* start *
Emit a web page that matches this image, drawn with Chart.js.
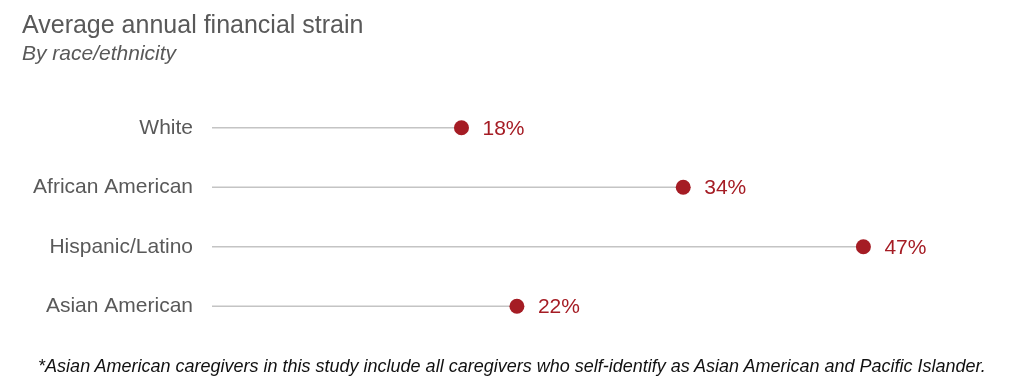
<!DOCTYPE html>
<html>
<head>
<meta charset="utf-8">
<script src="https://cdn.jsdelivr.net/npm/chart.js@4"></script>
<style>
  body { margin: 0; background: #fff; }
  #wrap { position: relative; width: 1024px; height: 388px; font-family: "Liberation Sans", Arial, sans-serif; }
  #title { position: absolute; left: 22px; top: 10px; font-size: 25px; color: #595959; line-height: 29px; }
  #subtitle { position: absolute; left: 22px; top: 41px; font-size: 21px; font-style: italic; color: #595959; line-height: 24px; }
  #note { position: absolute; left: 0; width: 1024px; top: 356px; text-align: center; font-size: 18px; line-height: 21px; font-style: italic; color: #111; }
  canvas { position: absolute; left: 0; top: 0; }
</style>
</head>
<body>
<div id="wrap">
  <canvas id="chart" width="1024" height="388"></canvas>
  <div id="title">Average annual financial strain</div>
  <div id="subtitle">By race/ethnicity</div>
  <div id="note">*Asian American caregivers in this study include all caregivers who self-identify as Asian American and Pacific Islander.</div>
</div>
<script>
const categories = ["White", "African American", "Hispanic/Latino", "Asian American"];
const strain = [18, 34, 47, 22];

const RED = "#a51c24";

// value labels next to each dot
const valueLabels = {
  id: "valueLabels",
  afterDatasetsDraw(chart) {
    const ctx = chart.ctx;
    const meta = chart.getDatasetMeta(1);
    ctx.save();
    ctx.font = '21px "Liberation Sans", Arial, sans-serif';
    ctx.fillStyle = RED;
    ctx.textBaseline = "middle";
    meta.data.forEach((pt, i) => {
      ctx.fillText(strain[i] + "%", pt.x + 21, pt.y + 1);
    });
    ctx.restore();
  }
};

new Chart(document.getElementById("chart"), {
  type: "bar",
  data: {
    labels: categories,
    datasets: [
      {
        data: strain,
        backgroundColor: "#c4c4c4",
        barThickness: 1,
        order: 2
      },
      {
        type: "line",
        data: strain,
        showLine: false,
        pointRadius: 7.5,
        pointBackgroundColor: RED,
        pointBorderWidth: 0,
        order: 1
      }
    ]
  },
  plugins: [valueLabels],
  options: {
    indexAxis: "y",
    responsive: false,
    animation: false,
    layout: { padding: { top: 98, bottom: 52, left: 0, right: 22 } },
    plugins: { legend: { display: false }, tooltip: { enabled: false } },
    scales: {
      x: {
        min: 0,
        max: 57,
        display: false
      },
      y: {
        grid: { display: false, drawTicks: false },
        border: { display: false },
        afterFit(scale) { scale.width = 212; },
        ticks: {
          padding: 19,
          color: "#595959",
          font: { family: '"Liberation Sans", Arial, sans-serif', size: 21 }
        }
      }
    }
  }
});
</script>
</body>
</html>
* end *
▸ **EXERCISE DIRECTIONS**
Transcribe the full listing above exactly, with the images removed.

▸ **COMPLETE OUTPUT**
Emit a web page that matches this image, drawn with Chart.js.
<!DOCTYPE html>
<html>
<head>
<meta charset="utf-8">
<script src="https://cdn.jsdelivr.net/npm/chart.js@4"></script>
<style>
  body { margin: 0; background: #fff; }
  #wrap { position: relative; width: 1024px; height: 388px; font-family: "Liberation Sans", Arial, sans-serif; }
  #title { position: absolute; left: 22px; top: 10px; font-size: 25px; color: #595959; line-height: 29px; }
  #subtitle { position: absolute; left: 22px; top: 41px; font-size: 21px; font-style: italic; color: #595959; line-height: 24px; }
  #note { position: absolute; left: 0; width: 1024px; top: 356px; text-align: center; font-size: 18px; line-height: 21px; font-style: italic; color: #111; }
  canvas { position: absolute; left: 0; top: 0; }
</style>
</head>
<body>
<div id="wrap">
  <canvas id="chart" width="1024" height="388"></canvas>
  <div id="title">Average annual financial strain</div>
  <div id="subtitle">By race/ethnicity</div>
  <div id="note">*Asian American caregivers in this study include all caregivers who self-identify as Asian American and Pacific Islander.</div>
</div>
<script>
const categories = ["White", "African American", "Hispanic/Latino", "Asian American"];
const strain = [18, 34, 47, 22];

const RED = "#a51c24";

// value labels next to each dot
const valueLabels = {
  id: "valueLabels",
  afterDatasetsDraw(chart) {
    const ctx = chart.ctx;
    const meta = chart.getDatasetMeta(1);
    ctx.save();
    ctx.font = '21px "Liberation Sans", Arial, sans-serif';
    ctx.fillStyle = RED;
    ctx.textBaseline = "middle";
    meta.data.forEach((pt, i) => {
      ctx.fillText(strain[i] + "%", pt.x + 21, pt.y + 1);
    });
    ctx.restore();
  }
};

new Chart(document.getElementById("chart"), {
  type: "bar",
  data: {
    labels: categories,
    datasets: [
      {
        data: strain,
        backgroundColor: "#c4c4c4",
        barThickness: 1,
        order: 2
      },
      {
        type: "line",
        data: strain,
        showLine: false,
        pointRadius: 7.5,
        pointBackgroundColor: RED,
        pointBorderWidth: 0,
        order: 1
      }
    ]
  },
  plugins: [valueLabels],
  options: {
    indexAxis: "y",
    responsive: false,
    animation: false,
    layout: { padding: { top: 98, bottom: 52, left: 0, right: 22 } },
    plugins: { legend: { display: false }, tooltip: { enabled: false } },
    scales: {
      x: {
        min: 0,
        max: 57,
        display: false
      },
      y: {
        grid: { display: false, drawTicks: false },
        border: { display: false },
        afterFit(scale) { scale.width = 212; },
        ticks: {
          padding: 19,
          color: "#595959",
          font: { family: '"Liberation Sans", Arial, sans-serif', size: 21 }
        }
      }
    }
  }
});
</script>
</body>
</html>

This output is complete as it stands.